The article also indicates that there were attempts to get commentary from other banks about their intentions for trust preferreds.

Mary Eshet, a spokeswoman for Wells Fargo, JPMorgan spokeswoman Jennifer Zuccarelli, Jon Diat of Citigroup and Bank of America Corp.’s Scott Silvestri declined to comment. Bank of America, based in Charlotte, North Carolina, is the biggest U.S. lender.

MacDonald, who said he’s written the language for many security indentures, said there may be as many as six or seven different dates that could serve as trigger events, depending on how each banks’ indentures are written and the interpretation of management and regulators.

Capital One Financial Corp.

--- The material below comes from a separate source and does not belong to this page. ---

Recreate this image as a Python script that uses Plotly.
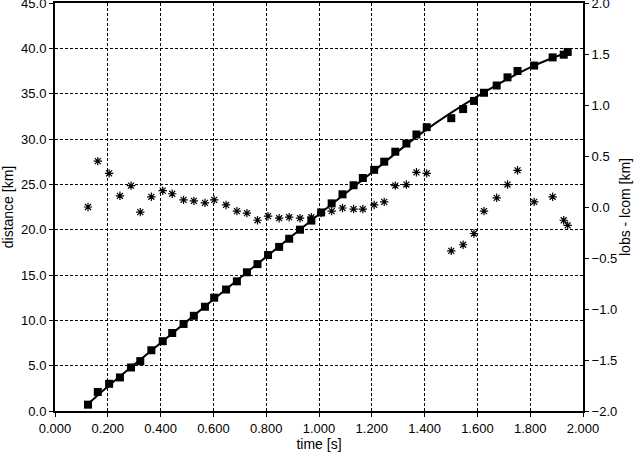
import plotly.graph_objects as go

# measured distances (squares)
t_obs = [0.125, 0.162, 0.205, 0.246, 0.288, 0.323, 0.365, 0.408, 0.444, 0.487,
         0.526, 0.568, 0.603, 0.648, 0.689, 0.727, 0.767, 0.807, 0.849, 0.887,
         0.928, 0.971, 1.008, 1.048, 1.089, 1.131, 1.166, 1.209, 1.247, 1.289,
         1.331, 1.369, 1.408, 1.501, 1.546, 1.587, 1.625, 1.673, 1.714, 1.752,
         1.815, 1.885, 1.927, 1.942]
d_obs = [0.7, 2.1, 3.0, 3.7, 4.8, 5.5, 6.7, 7.7, 8.6, 9.6,
         10.5, 11.5, 12.5, 13.4, 14.3, 15.3, 16.2, 17.2, 18.1, 19.0,
         20.0, 21.0, 21.9, 22.9, 23.9, 24.9, 25.7, 26.6, 27.5, 28.6,
         29.5, 30.5, 31.3, 32.3, 33.3, 34.2, 35.1, 35.9, 36.8, 37.5,
         38.1, 39.0, 39.3, 39.6]

# residuals lobs - lcom (asterisks, right axis)
resid = [0.00, 0.45, 0.33, 0.11, 0.21, -0.05, 0.10, 0.16, 0.13, 0.07,
         0.06, 0.04, 0.07, 0.02, -0.04, -0.06, -0.13, -0.09, -0.11, -0.10,
         -0.11, -0.10, -0.06, -0.04, -0.01, -0.02, -0.02, 0.02, 0.05, 0.21,
         0.22, 0.34, 0.33, -0.43, -0.37, -0.26, -0.04, 0.09, 0.22, 0.36,
         0.05, 0.10, -0.13, -0.18]

# fitted curve
t_fit = [0.115, 0.2, 0.4, 0.6, 0.8, 1.0, 1.2, 1.4, 1.6, 1.8, 1.945]
d_fit = [0.5, 2.7, 7.5, 12.3, 17.0, 21.7, 26.3, 30.9, 34.7, 37.9, 39.6]

font = dict(family="Liberation Sans, Arial, sans-serif", size=13, color="black")

fig = go.Figure()
fig.add_trace(go.Scatter(x=t_fit, y=d_fit, mode="lines",
                         line=dict(color="black", width=2, shape="spline"),
                         showlegend=False))
fig.add_trace(go.Scatter(x=t_obs, y=d_obs, mode="markers",
                         marker=dict(symbol="square", size=8, color="black"),
                         showlegend=False))
fig.add_trace(go.Scatter(x=t_obs, y=resid, mode="markers", yaxis="y2",
                         marker=dict(symbol="asterisk-open", size=7, color="black",
                                     line=dict(color="black", width=1.2)),
                         showlegend=False))

common = dict(showline=True, linecolor="black", linewidth=2,
              ticks="outside", ticklen=4, tickcolor="black",
              zeroline=False, automargin=False, ticklabeloverflow="allow")
grid = dict(showgrid=True, gridcolor="black", griddash="3px,2px", gridwidth=1)

fig.update_layout(
    width=638, height=455,
    margin=dict(l=55, r=55, t=3, b=44),
    plot_bgcolor="white", paper_bgcolor="white",
    font=font,
    xaxis=dict(range=[0, 2], dtick=0.2, tickformat=".3f", mirror=True,
               title=dict(text="time [s]", font=dict(size=14), standoff=2),
               **common, **grid),
    yaxis=dict(range=[0, 45], dtick=5, tickformat=".1f",
               title=dict(text="distance [km]", font=dict(size=14), standoff=4),
               **common, **grid),
    yaxis2=dict(range=[-2, 2], dtick=0.5, tickformat=".1f", overlaying="y", side="right",
                title=dict(text="lobs - lcom [km]", font=dict(size=14), standoff=2),
                showgrid=False, **common),
)

# drop the default page margin so the figure sits at the window corner
fig.write_html("out.html", config={"displayModeBar": False},
               post_script="document.body.style.margin='0';")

Chief Financial Officer Gary Perlin said the McLean, Virginia-based bank and credit-card company will wait for more clarity on the coming regulations before it decides to redeem any of its $3.5 billion in TruPS. A decision will come “at or near the beginning of the phase-in period,” Perlin said July 22 on the company’s second-quarter earnings call.

Here is the press release from Comerica with commentary from the CEO:

"The recently signed Dodd-Frank Act changes the treatment of this type of security, so it is no longer an effective form of equity capital for us," said Ralph W. Babb Jr., chairman and chief executive officer. "Our strong capital and liquidity positions have enabled us to secure requisite regulatory approvals. Elimination of these higher-cost securities will result in significant interest savings for us."